The turning of the calendar to March always brings a sense of renewal and new possibilities. That optimism is now fueled by more than the gorgeous weather, baseball spring training and this weekend's Gasparilla Festival of the Arts in downtown Tampa. The economy is far from fully blooming again, but there are several promising sprouts.
The Dow Jones Industrial Average closed above 13,000 this week for the first time since May 2008, months before the depths of the economic collapse. The number of people seeking unemployment benefits is also the lowest it's been in four years. And retailers from Target to Macy's to the Gap report better than expected sales gains for February.

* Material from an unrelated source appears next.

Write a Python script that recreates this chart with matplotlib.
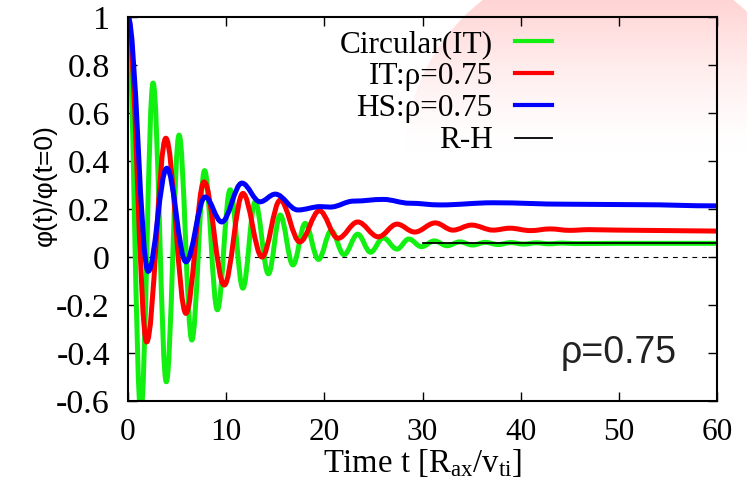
import numpy as np
import matplotlib
matplotlib.use("Agg")
import matplotlib.pyplot as plt
from matplotlib.path import Path
from matplotlib.patches import PathPatch, Circle
from matplotlib.lines import Line2D

plt.rcParams["font.family"] = ["Liberation Serif", "DejaVu Serif"]
plt.rcParams["mathtext.fontset"] = "custom"
plt.rcParams["mathtext.rm"] = "Liberation Serif"
plt.rcParams["mathtext.it"] = "Liberation Serif:italic"
plt.rcParams["lines.scale_dashes"] = False

# turning points of each curve (time, phi/phi0)
green_t = [0, 1.3, 2.55, 3.9, 5.2, 6.5, 7.8, 9.1, 10.4, 11.7, 12.95, 14.3, 15.5,
           16.8, 18.05, 19.4, 20.7, 22.0, 23.4, 24.7, 26.0, 27.4, 28.6, 29.9,
           31.2, 32.5, 33.8, 35.1, 36.4, 37.7, 39.0, 40.3, 41.6, 42.9, 44.2,
           45.5, 50, 55, 60]
green_v = [1.0, -0.65, 0.725, -0.52, 0.508, -0.346, 0.36, -0.22, 0.28, -0.13,
           0.23, -0.07, 0.175, -0.033, 0.14, -0.01, 0.11, 0.01, 0.095, 0.02,
           0.08, 0.033, 0.075, 0.043, 0.067, 0.047, 0.063, 0.05, 0.061, 0.052,
           0.06, 0.054, 0.059, 0.055, 0.058, 0.056, 0.057, 0.057, 0.057]

red_t = [0, 1.9, 3.85, 5.9, 7.75, 9.8, 11.7, 13.65, 15.5, 17.5, 19.5, 21.4,
         23.4, 25.5, 27.4, 29.2, 31.3, 33.1, 35.0, 37.2, 38.9, 41, 43, 45, 47,
         50, 55, 60]
red_v = [1.0, -0.354, 0.495, -0.235, 0.313, -0.117, 0.265, 0.0, 0.237, 0.063,
         0.193, 0.078, 0.146, 0.084, 0.137, 0.104, 0.142, 0.112, 0.133, 0.112,
         0.12, 0.11, 0.117, 0.111, 0.114, 0.112, 0.11, 0.108]

blue_t = [0, 2.05, 3.95, 5.9, 7.85, 9.55, 11.6, 13.45, 15.0, 17.3, 19.6, 20.6,
          23.0, 26.0, 28.7, 31.8, 37.2, 44.7, 52, 60]
blue_v = [1.0, -0.06, 0.37, -0.02, 0.25, 0.146, 0.308, 0.23, 0.262, 0.196,
          0.21, 0.208, 0.233, 0.24, 0.224, 0.217, 0.226, 0.22, 0.218, 0.213]

rh_t = [30, 60]
rh_v = [0.058, 0.058]

labels = ["Circular(IT)", "IT:\u03c1=0.75", "HS:\u03c1=0.75", "R-H"]
colors = ["#11f011", "#ff0000", "#0000ff", "black"]

xticks = [0, 10, 20, 30, 40, 50, 60]
yticks = [-0.6, -0.4, -0.2, 0, 0.2, 0.4, 0.6, 0.8, 1]
ytick_labels = ["-0.6", "-0.4", "-0.2", "0", "0.2", "0.4", "0.6", "0.8", "1"]


def smooth_path(t, v):
    # cubic segments with flat tangents at every turning point
    verts = [(t[0], v[0])]
    codes = [Path.MOVETO]
    for i in range(len(t) - 1):
        d = t[i + 1] - t[i]
        verts += [(t[i] + 0.363 * d, v[i]), (t[i + 1] - 0.363 * d, v[i + 1]),
                  (t[i + 1], v[i + 1])]
        codes += [Path.CURVE4] * 3
    return Path(verts, codes)


fig = plt.figure(figsize=(7.47, 4.86), dpi=100, facecolor="white")

# faint pink disc of the slide background, fading downwards
bg = fig.add_axes([0, 0, 1, 1], zorder=-5)
bg.set_xlim(0, 747)
bg.set_ylim(486, 0)
bg.axis("off")
yy = np.linspace(0, 486, 400)[:, None] * np.ones((1, 10))
a = np.clip(1 - yy / 150.0, 0, 1) ** 1.4
img = np.dstack([np.ones_like(a), 1 - 0.17 * a, 1 - 0.17 * a])
im = bg.imshow(img, extent=(0, 747, 486, 0), aspect="auto")
im.set_clip_path(Circle((608, 161), 204, transform=bg.transData))

ax = fig.add_axes([0.1714, 0.1749, 0.7884, 0.7901])
ax.patch.set_alpha(0)

ax.axhline(0, color="black", lw=0.8, dashes=(3.5, 3.5), zorder=1)
for t, v, c in [(green_t, green_v, colors[0]), (red_t, red_v, colors[1]),
                (blue_t, blue_v, colors[2])]:
    p = PathPatch(smooth_path(t, v), fill=False, edgecolor=c, lw=3.6,
                  capstyle="round", joinstyle="round", zorder=2)
    ax.add_patch(p)
ax.plot(rh_t, rh_v, color="black", lw=1.3, zorder=3)

ax.set_xlim(0, 60)
ax.set_ylim(-0.6, 1)
ax.set_xticks(xticks)
ax.set_yticks(yticks)
ax.set_yticklabels(ytick_labels)
for s in ax.spines.values():
    s.set_linewidth(1.5)
ax.tick_params(direction="in", length=6.5, width=1, top=True, right=True)
ax.tick_params(axis="y", pad=13, labelsize=24.5)
ax.tick_params(axis="x", pad=12, labelsize=22.5)

ax.set_xlabel(r"Time t [R$_{\rm ax}$/v$_{\rm ti}$]", fontsize=23.5, labelpad=0)
ax.set_ylabel("\u03c6(t)/\u03c6(t=0)", family="Liberation Sans", fontsize=19)
ax.yaxis.set_label_coords(-0.12, 0.5625)

ax.text(0.932, 0.099, "\u03c1=0.75", transform=ax.transAxes, ha="right",
        va="baseline", family="Liberation Sans", fontsize=27, color="#222222")

handles = [Line2D([], [], color=c, lw=3 if i < 3 else 1.3) for i, c in enumerate(colors)]
ax.legend(handles, labels, loc="upper right", bbox_to_anchor=(0.72, 0.966),
          frameon=False, markerfirst=False, handlelength=1.2,
          handletextpad=0.7, labelspacing=0.1, borderpad=0, borderaxespad=0,
          prop={"family": "Liberation Serif", "size": 22.5})

fig.savefig("out.png", dpi=100, facecolor="white")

The brightest signs of rebirth may be in the auto industry. Ford, Chrysler and General Motors all reported gains in U.S. sales for February. By any measure, the federal bailouts of Chrysler and GM started by President George W. Bush in December 2008 and continued by President Barack Obama were successful. The companies are profitable again, thousands of jobs were saved and cars are selling. Yet Republican presidential candidate Mitt Romney still criticizes the government financing. No wonder he barely won the Michigan primary this week and has failed to nail down the nomination against far less attractive opponents.
The encouraging economic signs are shifting the dynamics of the presidential campaign. Romney and the other Republicans have been all gloom and doom, blaming Obama for the economic meltdown he inherited. Obama's argument has been that without the economic stimulus package and his other initiatives, the collapse would have been worse. Now the president is proclaiming "America is back'' and that his efforts have succeeded. No longer able to argue the economy is getting worse, the Republicans can only claim it would be even better if Obama were not in charge. That's a less compelling argument.
In Florida, Gov. Rick Scott faces a similar conundrum. First he took credit for the state's modest recovery as the Republican presidential candidates cast the state as an economic disaster during the state's primary. Now the Republican governor and the Democratic president are each claiming their divergent policies have helped the state create jobs. They both can't be right. The federal stimulus certainly saved or created more jobs in Florida than Scott's tax cuts, trashing of growth management and refusal to embrace health care reform.
To be sure, the economy remains far from vibrant. Florida's unemployment rate remains higher than the nation's, the housing market is still roiled by low prices and foreclosures, and rising gas prices threaten the recovery.
Yet there's reason for hope on this first weekend in March. Baseball's back and the art festival is on. The economy appears headed in the right direction, the political conversation is evolving — and neither Congress nor the Legislature can rain on that.
Tim Nickens is the Times' editor of editorials.